Leonard Bernstein will go down in history as a great composer. I have seen West Side Story live half a dozen times and watched the movie a few dozen times, and every single time it turns my heart upside down. Bernstein was also one of the most influential conductors of the second half of the 20th century. He was a great educator and popularizer of classical music through his educational TV series.

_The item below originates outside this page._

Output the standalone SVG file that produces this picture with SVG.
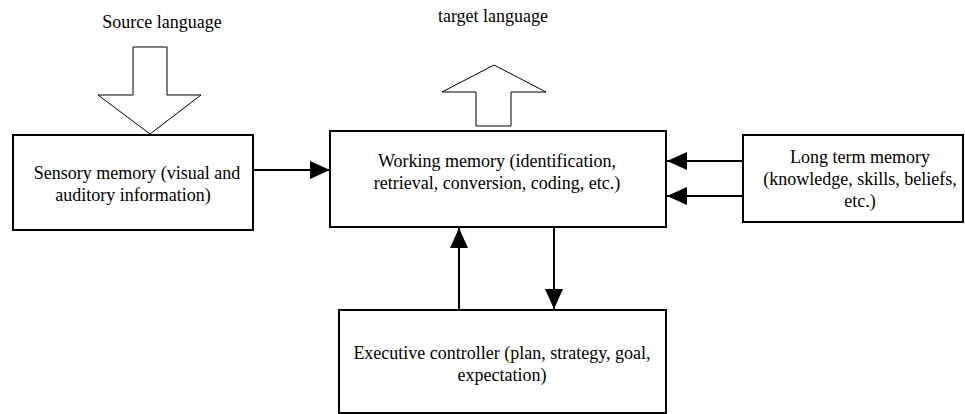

But most people who interacted with him remember him as Lenny, not Leonard or Mr. Bernstein. I recently read Absolutely on Music. In this book Haruki Murakami interviews Seiji Ozawa, the Japanese-born conductor who led the Boston Symphony for 25 years. Mr. Ozawa was lucky to work with two legendary conductors of the 20th Century. He studied conducting with Herbert von Karajan and was assistant conductor at the New York Philharmonic under Leonard Bernstein.
In this book Ozawa warmly speaks of both of them, but when refers to Karajan it’s “maestro,” while Bernstein is just Lenny. I’ve been thinking about “Lenny” vs “Maestro” for months.
Bernstein had an incredible, magnetic personality – just look at his face; it has kindness written all over it. When you hear people talk about him, there is always a tinge of love in their voices. Musicians certainly loved him, and he did not need to wield the authority of a “maestro;” he could be just “Lenny” and exert enormous control over the orchestra.